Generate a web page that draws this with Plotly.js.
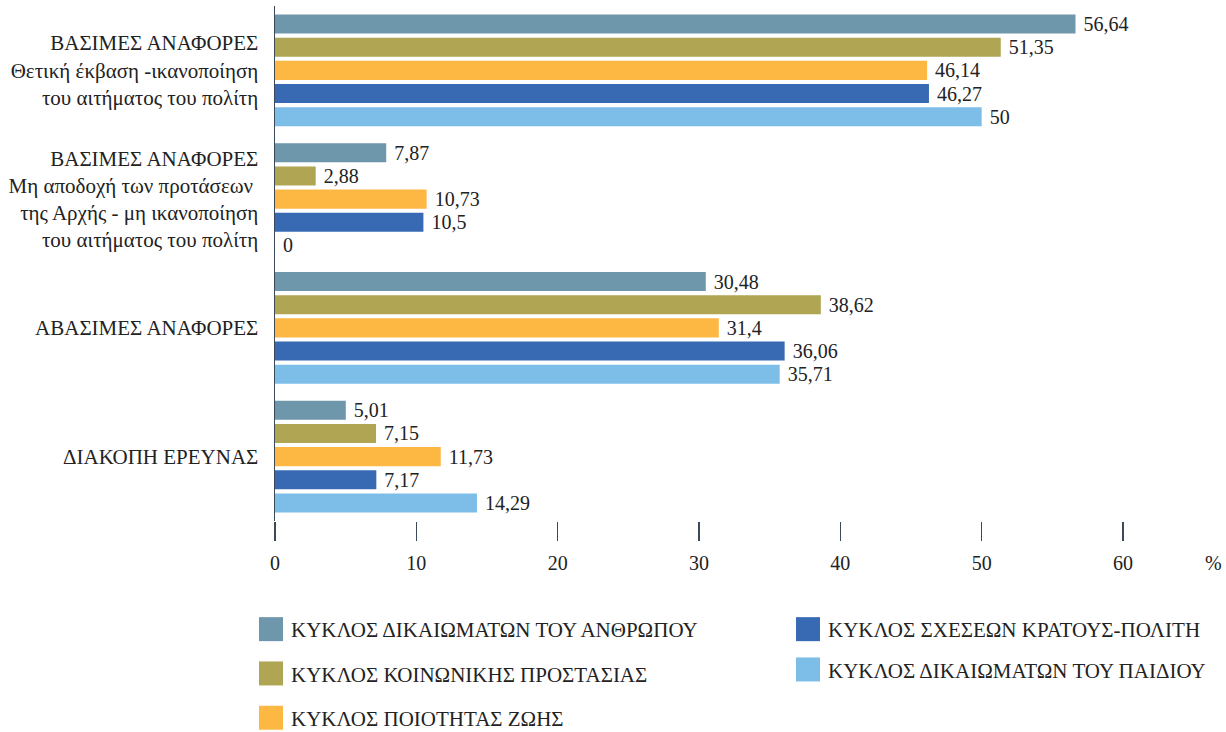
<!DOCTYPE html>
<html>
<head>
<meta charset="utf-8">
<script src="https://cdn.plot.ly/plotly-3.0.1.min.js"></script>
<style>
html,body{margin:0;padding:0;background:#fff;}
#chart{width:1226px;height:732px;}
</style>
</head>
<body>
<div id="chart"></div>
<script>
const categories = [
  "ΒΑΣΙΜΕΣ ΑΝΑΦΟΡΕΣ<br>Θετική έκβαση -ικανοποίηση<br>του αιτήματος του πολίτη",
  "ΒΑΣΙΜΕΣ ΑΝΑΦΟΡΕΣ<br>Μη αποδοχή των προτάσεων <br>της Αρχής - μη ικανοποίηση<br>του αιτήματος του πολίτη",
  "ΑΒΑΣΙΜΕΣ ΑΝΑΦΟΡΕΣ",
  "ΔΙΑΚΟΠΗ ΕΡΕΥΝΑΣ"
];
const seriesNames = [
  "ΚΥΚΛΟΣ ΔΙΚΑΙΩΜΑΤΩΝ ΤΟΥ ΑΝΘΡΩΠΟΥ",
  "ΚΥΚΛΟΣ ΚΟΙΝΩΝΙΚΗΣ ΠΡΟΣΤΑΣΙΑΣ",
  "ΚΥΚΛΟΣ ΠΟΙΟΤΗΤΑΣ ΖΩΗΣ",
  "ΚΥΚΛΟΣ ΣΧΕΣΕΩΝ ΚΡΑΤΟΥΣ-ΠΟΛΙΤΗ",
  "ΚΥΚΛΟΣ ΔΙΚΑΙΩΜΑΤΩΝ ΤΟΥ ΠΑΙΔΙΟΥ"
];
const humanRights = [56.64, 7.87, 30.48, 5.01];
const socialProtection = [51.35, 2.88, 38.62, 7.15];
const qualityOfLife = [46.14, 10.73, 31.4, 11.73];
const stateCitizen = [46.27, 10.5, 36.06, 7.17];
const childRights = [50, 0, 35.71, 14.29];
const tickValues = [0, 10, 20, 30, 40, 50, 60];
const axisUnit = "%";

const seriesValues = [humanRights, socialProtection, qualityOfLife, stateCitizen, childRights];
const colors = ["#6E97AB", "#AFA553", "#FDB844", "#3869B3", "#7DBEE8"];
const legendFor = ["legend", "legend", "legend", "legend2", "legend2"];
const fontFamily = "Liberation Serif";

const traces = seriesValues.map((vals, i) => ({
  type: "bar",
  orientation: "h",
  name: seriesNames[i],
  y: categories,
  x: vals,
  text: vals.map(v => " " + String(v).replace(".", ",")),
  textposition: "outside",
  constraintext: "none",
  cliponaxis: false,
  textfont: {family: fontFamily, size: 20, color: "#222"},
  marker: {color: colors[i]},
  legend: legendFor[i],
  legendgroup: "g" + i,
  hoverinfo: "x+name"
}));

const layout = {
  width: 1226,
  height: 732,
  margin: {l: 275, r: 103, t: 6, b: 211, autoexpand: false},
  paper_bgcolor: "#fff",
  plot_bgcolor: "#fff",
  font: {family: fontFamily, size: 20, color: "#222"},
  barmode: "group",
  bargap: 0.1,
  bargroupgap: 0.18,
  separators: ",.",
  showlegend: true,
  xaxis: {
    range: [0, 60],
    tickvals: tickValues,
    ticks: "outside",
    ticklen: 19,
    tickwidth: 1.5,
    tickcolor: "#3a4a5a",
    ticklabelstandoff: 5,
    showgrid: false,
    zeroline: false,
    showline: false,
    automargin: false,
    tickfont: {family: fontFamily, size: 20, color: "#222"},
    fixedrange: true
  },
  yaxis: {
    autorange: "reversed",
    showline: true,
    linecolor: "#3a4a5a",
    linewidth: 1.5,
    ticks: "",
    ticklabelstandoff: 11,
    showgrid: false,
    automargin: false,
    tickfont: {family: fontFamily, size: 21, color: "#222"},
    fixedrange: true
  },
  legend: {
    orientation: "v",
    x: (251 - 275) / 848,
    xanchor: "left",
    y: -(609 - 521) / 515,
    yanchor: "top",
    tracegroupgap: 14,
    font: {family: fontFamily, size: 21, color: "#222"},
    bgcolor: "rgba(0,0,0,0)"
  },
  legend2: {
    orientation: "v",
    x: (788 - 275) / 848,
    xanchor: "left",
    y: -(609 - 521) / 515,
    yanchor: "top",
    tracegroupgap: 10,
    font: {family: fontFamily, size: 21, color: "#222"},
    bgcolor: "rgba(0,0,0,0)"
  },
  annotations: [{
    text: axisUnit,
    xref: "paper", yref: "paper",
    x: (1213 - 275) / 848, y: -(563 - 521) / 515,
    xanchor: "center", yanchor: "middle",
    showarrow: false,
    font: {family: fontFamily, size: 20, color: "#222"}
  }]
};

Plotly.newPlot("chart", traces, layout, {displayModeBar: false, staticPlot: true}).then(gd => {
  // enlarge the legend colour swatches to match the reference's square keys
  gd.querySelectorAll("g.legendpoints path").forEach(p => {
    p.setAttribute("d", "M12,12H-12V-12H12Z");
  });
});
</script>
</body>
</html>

::::

• Your task
Reproduce the material above in full, exactly, with no images.

• Answer to the problem
Generate a web page that draws this with Plotly.js.
<!DOCTYPE html>
<html>
<head>
<meta charset="utf-8">
<script src="https://cdn.plot.ly/plotly-3.0.1.min.js"></script>
<style>
html,body{margin:0;padding:0;background:#fff;}
#chart{width:1226px;height:732px;}
</style>
</head>
<body>
<div id="chart"></div>
<script>
const categories = [
  "ΒΑΣΙΜΕΣ ΑΝΑΦΟΡΕΣ<br>Θετική έκβαση -ικανοποίηση<br>του αιτήματος του πολίτη",
  "ΒΑΣΙΜΕΣ ΑΝΑΦΟΡΕΣ<br>Μη αποδοχή των προτάσεων <br>της Αρχής - μη ικανοποίηση<br>του αιτήματος του πολίτη",
  "ΑΒΑΣΙΜΕΣ ΑΝΑΦΟΡΕΣ",
  "ΔΙΑΚΟΠΗ ΕΡΕΥΝΑΣ"
];
const seriesNames = [
  "ΚΥΚΛΟΣ ΔΙΚΑΙΩΜΑΤΩΝ ΤΟΥ ΑΝΘΡΩΠΟΥ",
  "ΚΥΚΛΟΣ ΚΟΙΝΩΝΙΚΗΣ ΠΡΟΣΤΑΣΙΑΣ",
  "ΚΥΚΛΟΣ ΠΟΙΟΤΗΤΑΣ ΖΩΗΣ",
  "ΚΥΚΛΟΣ ΣΧΕΣΕΩΝ ΚΡΑΤΟΥΣ-ΠΟΛΙΤΗ",
  "ΚΥΚΛΟΣ ΔΙΚΑΙΩΜΑΤΩΝ ΤΟΥ ΠΑΙΔΙΟΥ"
];
const humanRights = [56.64, 7.87, 30.48, 5.01];
const socialProtection = [51.35, 2.88, 38.62, 7.15];
const qualityOfLife = [46.14, 10.73, 31.4, 11.73];
const stateCitizen = [46.27, 10.5, 36.06, 7.17];
const childRights = [50, 0, 35.71, 14.29];
const tickValues = [0, 10, 20, 30, 40, 50, 60];
const axisUnit = "%";

const seriesValues = [humanRights, socialProtection, qualityOfLife, stateCitizen, childRights];
const colors = ["#6E97AB", "#AFA553", "#FDB844", "#3869B3", "#7DBEE8"];
const legendFor = ["legend", "legend", "legend", "legend2", "legend2"];
const fontFamily = "Liberation Serif";

const traces = seriesValues.map((vals, i) => ({
  type: "bar",
  orientation: "h",
  name: seriesNames[i],
  y: categories,
  x: vals,
  text: vals.map(v => " " + String(v).replace(".", ",")),
  textposition: "outside",
  constraintext: "none",
  cliponaxis: false,
  textfont: {family: fontFamily, size: 20, color: "#222"},
  marker: {color: colors[i]},
  legend: legendFor[i],
  legendgroup: "g" + i,
  hoverinfo: "x+name"
}));

const layout = {
  width: 1226,
  height: 732,
  margin: {l: 275, r: 103, t: 6, b: 211, autoexpand: false},
  paper_bgcolor: "#fff",
  plot_bgcolor: "#fff",
  font: {family: fontFamily, size: 20, color: "#222"},
  barmode: "group",
  bargap: 0.1,
  bargroupgap: 0.18,
  separators: ",.",
  showlegend: true,
  xaxis: {
    range: [0, 60],
    tickvals: tickValues,
    ticks: "outside",
    ticklen: 19,
    tickwidth: 1.5,
    tickcolor: "#3a4a5a",
    ticklabelstandoff: 5,
    showgrid: false,
    zeroline: false,
    showline: false,
    automargin: false,
    tickfont: {family: fontFamily, size: 20, color: "#222"},
    fixedrange: true
  },
  yaxis: {
    autorange: "reversed",
    showline: true,
    linecolor: "#3a4a5a",
    linewidth: 1.5,
    ticks: "",
    ticklabelstandoff: 11,
    showgrid: false,
    automargin: false,
    tickfont: {family: fontFamily, size: 21, color: "#222"},
    fixedrange: true
  },
  legend: {
    orientation: "v",
    x: (251 - 275) / 848,
    xanchor: "left",
    y: -(609 - 521) / 515,
    yanchor: "top",
    tracegroupgap: 14,
    font: {family: fontFamily, size: 21, color: "#222"},
    bgcolor: "rgba(0,0,0,0)"
  },
  legend2: {
    orientation: "v",
    x: (788 - 275) / 848,
    xanchor: "left",
    y: -(609 - 521) / 515,
    yanchor: "top",
    tracegroupgap: 10,
    font: {family: fontFamily, size: 21, color: "#222"},
    bgcolor: "rgba(0,0,0,0)"
  },
  annotations: [{
    text: axisUnit,
    xref: "paper", yref: "paper",
    x: (1213 - 275) / 848, y: -(563 - 521) / 515,
    xanchor: "center", yanchor: "middle",
    showarrow: false,
    font: {family: fontFamily, size: 20, color: "#222"}
  }]
};

Plotly.newPlot("chart", traces, layout, {displayModeBar: false, staticPlot: true}).then(gd => {
  // enlarge the legend colour swatches to match the reference's square keys
  gd.querySelectorAll("g.legendpoints path").forEach(p => {
    p.setAttribute("d", "M12,12H-12V-12H12Z");
  });
});
</script>
</body>
</html>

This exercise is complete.